The study demonstrates that land application of municipal biosolids increases MP concentrations in agricultural runoff relative to manure-amended and control plots, addressing a key knowledge gap on nonpoint source MP transport from croplands. The preferential occurrence of fibers and fragments in runoff, combined with microscopy evidence of lower surface roughness and reduced biofilm attachment compared to beads/films/foams, supports a mechanistic basis for differential transport by overland flow. Runoff MP concentrations from biosolid-amended plots are comparable to or exceed values reported for urban/suburban stormwater in other studies, suggesting biosolid-amended croplands can be substantial terrestrial sources of MPs to surface waters. Polymer profiling indicates common consumer and packaging plastics (PE, PET, PP) dominate MPs in biosolids, consistent with WWTP influent sources and partitioning into sludge. Scaling analysis indicates that even modest land application coverage (0.1% of cropland) could lead to tens of billions of MP particles mobilized annually to surface waters, particularly in the U.S. Corn Belt. These findings highlight agricultural runoff as an important pathway linking terrestrial MP reservoirs (biosolid-amended soils) to aquatic systems and underscore the need to evaluate agricultural best management practices (e.g., grass buffers, constructed wetlands) for MP removal.

Conclusion

This work provides field-based quantification showing biosolid application elevates microplastic concentrations in agricultural runoff compared to manure and control plots, with fibers and fragments preferentially transported.
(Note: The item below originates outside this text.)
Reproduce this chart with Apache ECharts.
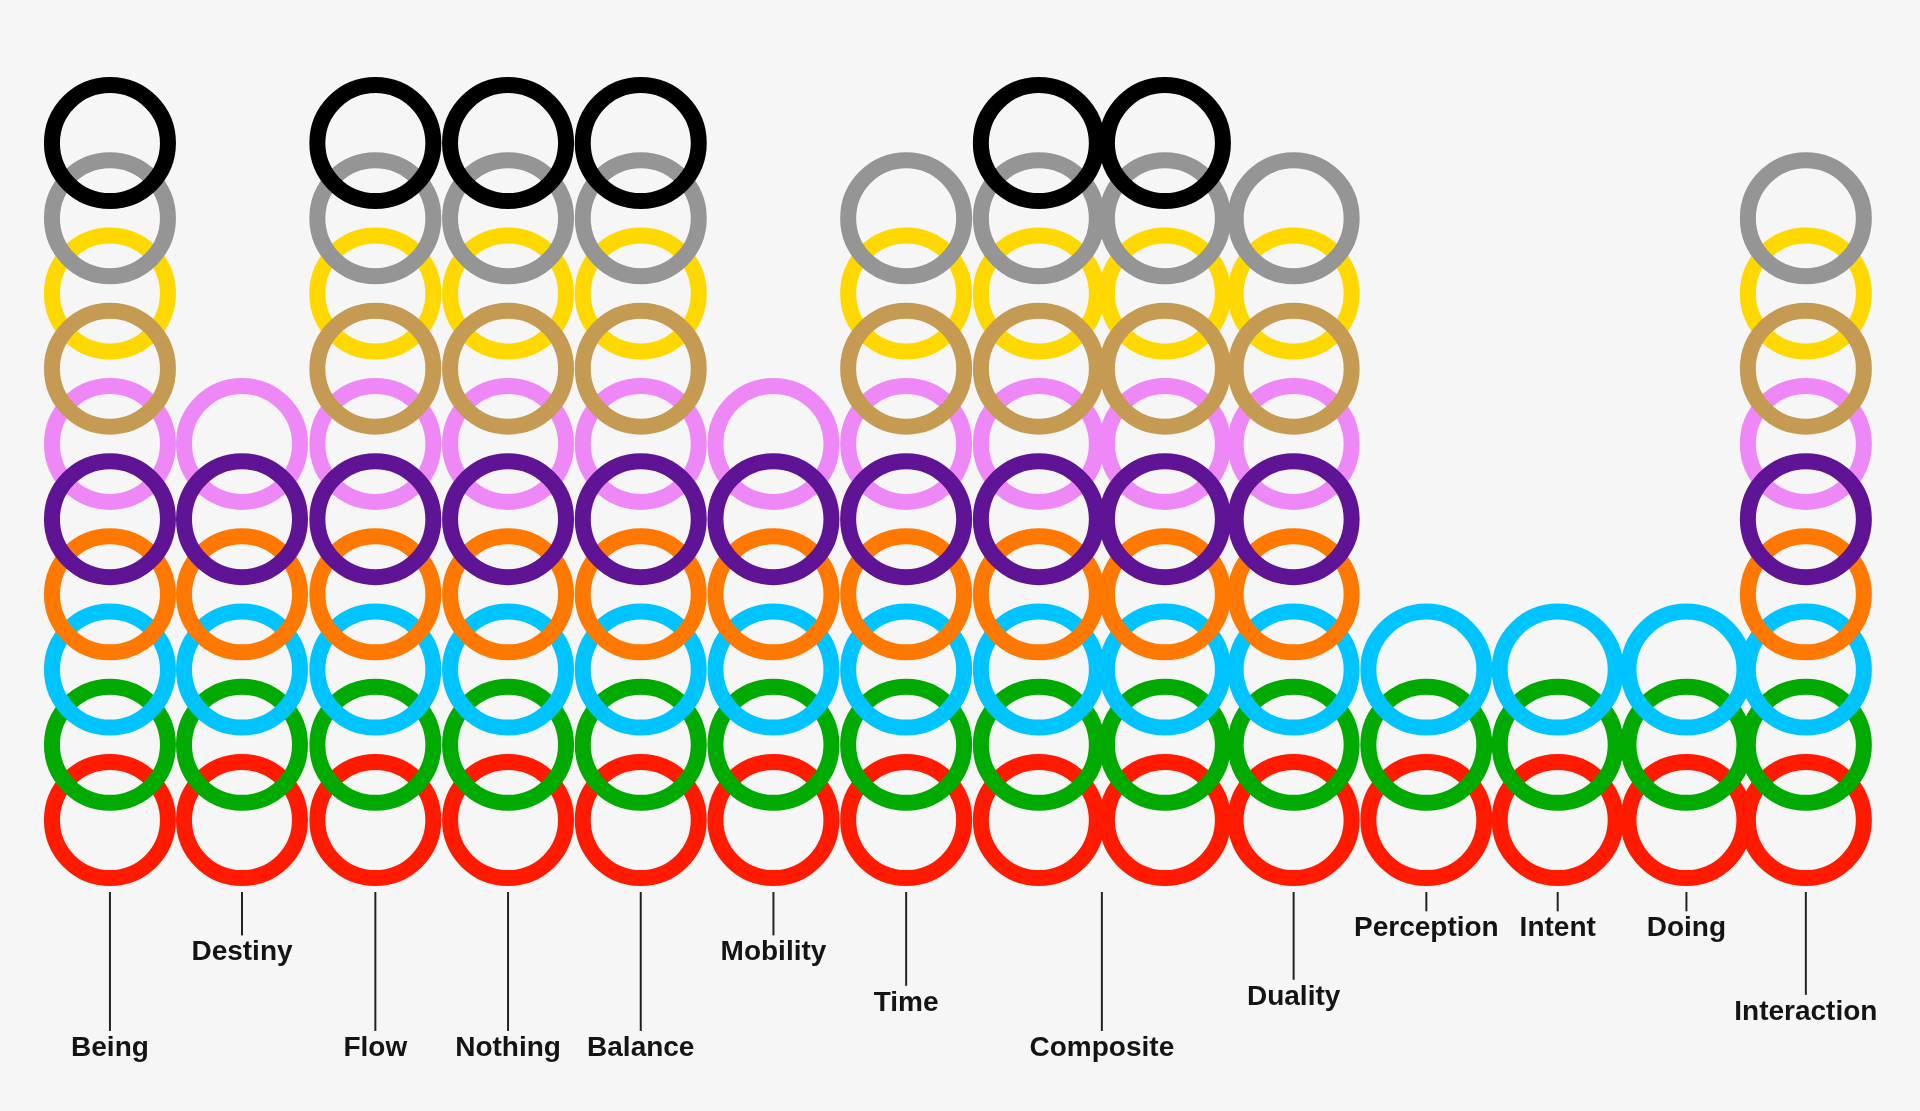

It characterizes MP morphologies and polymer types in biosolids, links surface roughness and biofilm growth to transport behavior, and offers one of the first national-scale estimates of MP flux from biosolid-applied croplands to surface waters (~64 billion particles/year). Future research should: (1) evaluate performance of agricultural best management practices for MP retention/removal; (2) incorporate environmental variability (soil texture, slope, vegetation, rainfall regimes) into transport estimates; (3) expand multi-site, multi-season field studies to improve generalizability; (4) investigate vertical transport to groundwater and long-term soil accumulation/aging; and (5) assess additional agricultural plastic sources (e.g., mulch films, irrigation).

Limitations

Runoff concentrations and transport fractions were derived from a single field location, soil type, slope, and crop, limiting generalizability. Statistical differences among treatments were event-specific, with no consistent significance across all dates and marginal evidence in soils. The scaling analysis assumes uniform biosolids MP concentrations (9.1 particles/g) and a fixed runoff transport fraction (0.4%) across regions, not accounting for variable environmental factors (soil texture, vegetation cover, rainfall intensity/frequency, slope) that influence transport. Only larger MPs (>~300 µm subset characterized by ATR-FTIR) were polymer-typed, and beads were not observed in runoff, which may reflect detection limits or entrapment in matrices. The study period did not capture long-term aging or seasonal variability.